Creep Deformation and Damage During Stress Relaxation in Stainless Steel Weldments Operated at High Temperature


Research Area:

Structural Integrity


Mr Satyajit Dey


EDF, Atkins

Contact details:

The Challenge

Many engineering steel components used in power generation plants are operated at creep regime temperatures. This means that the steels are susceptible to creep and stress relaxation. It is important to estimate the amount of creep strain accumulation during stress relaxation in order to evaluate creep damage. The estimation of creep strain accumulation and creep damage during stress relaxation is particularly complicated in the case of weldments due their inherent inhomogeneity, presence of stress concentrations and the presence of defects. The purpose of this project is to follow-on from earlier studies in understanding the creep deformation behaviour of austenitic stainless steel weldments.

Figure 1 - Left -Test set up for impression creep testing on HAZ slices, right – a HAZ slice.

The best engineering practices for design and assessment of austenitic stainless steel weldments operating at creep regime temperatures (such as the R5 method) do not consider the elastic plastic as well as creep property mismatch between the base metal, the HAZ and the weld material in details. The R5 method for example, makes simplifying assumptions on the strength mismatch (yield strength mismatch) between the parent and the weld to achieve a conservative estimate of creep deformation and damage in a weldment. Multipass welds can have significant mismatch in elastic plastic as well as creep properties between the parent, the HAZ and the weld. This project aims to determine relative creep property variation in weldments by experiments and then using the information to demonstrate an assessment route which considers the relative elastic plastic and creep property variation in a weldment to predict creep deformation in it.

The Solution

The project aims to conduct experiments to assess the variation of creep rates in the HAZ of an ex-service thick weld and use that information to simulate creep, stress relaxation and creep fatigue behaviour of an austenitic steel weld using finite element analyses. Impression creep testing has been done on thin slices of HAZ material from different distances of an ex-service thick weld to determine the relative variation of creep rates in the HAZ.

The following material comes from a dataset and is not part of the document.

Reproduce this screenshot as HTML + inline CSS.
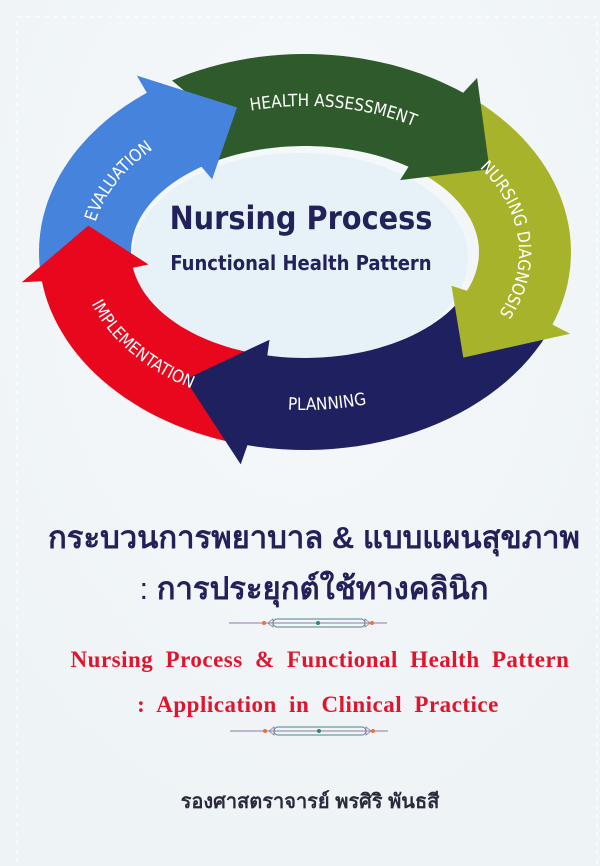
<!DOCTYPE html>
<html><head><meta charset="utf-8">
<style>
html,body{margin:0;padding:0;}
body{width:600px;height:866px;background:#f2f6f8;position:relative;overflow:hidden;font-family:"Liberation Sans","DejaVu Sans",sans-serif;}
svg{position:absolute;left:0;top:0;}
.t{position:absolute;left:0;width:600px;text-align:center;white-space:nowrap;}
</style></head><body>
<svg id="s" width="600" height="866" viewBox="0 0 600 866">
<defs>
<radialGradient id="bg" cx="50%" cy="30%" r="70%"><stop offset="0" stop-color="#f6f9fb"/><stop offset="1" stop-color="#eef3f6"/></radialGradient>
</defs>
<rect width="600" height="866" fill="url(#bg)"/>
<rect x="17" y="17" width="580" height="860" fill="none" stroke="#ffffff" stroke-width="1" stroke-dasharray="5,4"/>
<ellipse cx="300" cy="258" rx="168" ry="105" fill="#e6f1f8"/>
<g id="arrows"></g>
<g id="labels" font-family="DejaVu Sans Condensed, DejaVu Sans, sans-serif" font-size="17" fill="#fff"></g>
<text x="301" y="229" text-anchor="middle" font-family="DejaVu Sans Condensed, DejaVu Sans, sans-serif" font-weight="bold" font-size="32" fill="#23215a">Nursing Process</text>
<text x="301" y="270" text-anchor="middle" font-family="DejaVu Sans Condensed, DejaVu Sans, sans-serif" font-weight="bold" font-size="20" fill="#23215a">Functional Health Pattern</text>
<g id="orn1" transform="translate(0,623)">
<line x1="229" y1="0" x2="387" y2="0" stroke="#8a7aa8" stroke-width="1"/>
<rect x="273" y="-4" width="92" height="8" rx="4" fill="none" stroke="#4a8a80" stroke-width="1"/>
<path d="M268 0 L273 -4 L273 4 Z M370 0 L365 -4 L365 4 Z" fill="none" stroke="#8a7aa8" stroke-width="0.8"/>
<circle cx="264" cy="0" r="2" fill="#f07030"/><circle cx="372" cy="0" r="2" fill="#f07030"/>
<circle cx="318" cy="0" r="2" fill="#2a8a70"/>
</g>
<use href="#orn1" transform="translate(1,108)"/>
</svg>
<div class="t" style="top:512px;font-size:31px;font-weight:bold;color:#23215a;left:14px;">กระบวนการพยาบาล &amp; แบบแผนสุขภาพ</div>
<div class="t" style="top:563px;font-size:31px;font-weight:bold;color:#23215a;left:14px;"><span style="font-weight:normal">:</span> การประยุกต์ใช้ทางคลินิก</div>
<div class="t" style="top:647px;font-size:23px;font-weight:bold;color:#e0142c;font-family:'Liberation Serif',serif;left:20px;word-spacing:6px;letter-spacing:0.5px;">Nursing Process &amp; Functional Health Pattern</div>
<div class="t" style="top:692px;font-size:23px;font-weight:bold;color:#e0142c;font-family:'Liberation Serif',serif;left:18px;word-spacing:6px;letter-spacing:0.5px;">: Application in Clinical Practice</div>
<div class="t" style="top:785px;font-size:20px;font-weight:bold;color:#2a2a3a;left:10px;">รองศาสตราจารย์ พรศิริ พันธสี</div>
<script>
var cx=305,cy=252,rx=220,ry=152,NS="http://www.w3.org/2000/svg";
function P(t,k){t=t*Math.PI/180;return [(cx+(rx+k)*Math.cos(t)).toFixed(1),(cy+(ry+k)*Math.sin(t)).toFixed(1)];}
function arc(a0,a1,k){var s=[],n=30;for(var i=0;i<=n;i++){var p=P(a0+(a1-a0)*i/n,k);s.push(p.join(','));}return s;}
function body(a0,a1){var o=arc(a0,a1,46),inn=arc(a1,a0,-46);var m=P(a0+5,0);return 'M'+o.join(' L')+' L'+inn.join(' L')+' L'+m.join(',')+' Z';}
function head(a1,d){var b=a1,q1=P(b,66),q2=P(b,-62),tip=P(b+d,0),i1=P(b-0.5,46),i2=P(b-0.5,-46);
return 'M'+i1.join(',')+' L'+q1.join(',')+' L'+tip.join(',')+' L'+q2.join(',')+' L'+i2.join(',')+' Z';}
var A=[
 {a0:-120,a1:-53,c:'#2f5a2c',d:20},
 {a0:-53,a1:22,c:'#a7b32a',d:22},
 {a0:22,a1:103,c:'#1f2060',d:20},
 {a0:103,a1:172,c:'#e8071c',d:18},
 {a0:172,a1:234,c:'#4583dc',d:18}
];
var g=document.getElementById('arrows');
A.forEach(function(a){var p=document.createElementNS(NS,'path');p.setAttribute('d',body(a.a0,a.a1));p.setAttribute('fill',a.c);g.appendChild(p);});
A.forEach(function(a){var p=document.createElementNS(NS,'path');p.setAttribute('d',head(a.a1,a.d));p.setAttribute('fill',a.c);g.appendChild(p);});
var L=[
 {t:'HEALTH ASSESSMENT',a0:-118,a1:-45,k:-6},
 {t:'NURSING DIAGNOSIS',a0:-40,a1:30,k:-6},
 {t:'PLANNING',a0:110,a1:58,k:6},
 {t:'IMPLEMENTATION',a0:180,a1:106,k:6},
 {t:'EVALUATION',a0:172,a1:240,k:-6}
];
var lg=document.getElementById('labels'),defs=document.querySelector('defs');
L.forEach(function(l,i){var p=document.createElementNS(NS,'path');p.setAttribute('id','lp'+i);p.setAttribute('d','M'+arc(l.a0,l.a1,l.k).join(' L'));defs.appendChild(p);
var tx=document.createElementNS(NS,'text');var tp=document.createElementNS(NS,'textPath');tp.setAttribute('href','#lp'+i);tp.setAttribute('startOffset','50%');tp.setAttribute('text-anchor','middle');tp.textContent=l.t;tx.appendChild(tp);lg.appendChild(tx);});
</script>
</body></html>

DIC creep tests on crossweld specimens from the same weld are being conducted to assess the distribution of creep strain rates in the entire weldment. Following the tests, a finite element model for the weld will be developed and benchmarked with the test results. Results from the model will be compared against the standard design assessment route provided in R5 to demonstrate if it is necessary to consider multi-material models in the high temperature structural integrity assessment of weldments.

Figure 2 - Strain results from a DIC creep test on a crossweld specimen showing highest accumulation of creep strains in the weld.

The Impact

The project will provide a useful insight on the modelling of thick weldments for creep deformation and damage. Depending on the outcome, it will determine the need for multi-material creep modelling of weldments and if creep testing of HAZ of different weld designs is necessary for a less conservative and accurate prediction of weld creep behaviour.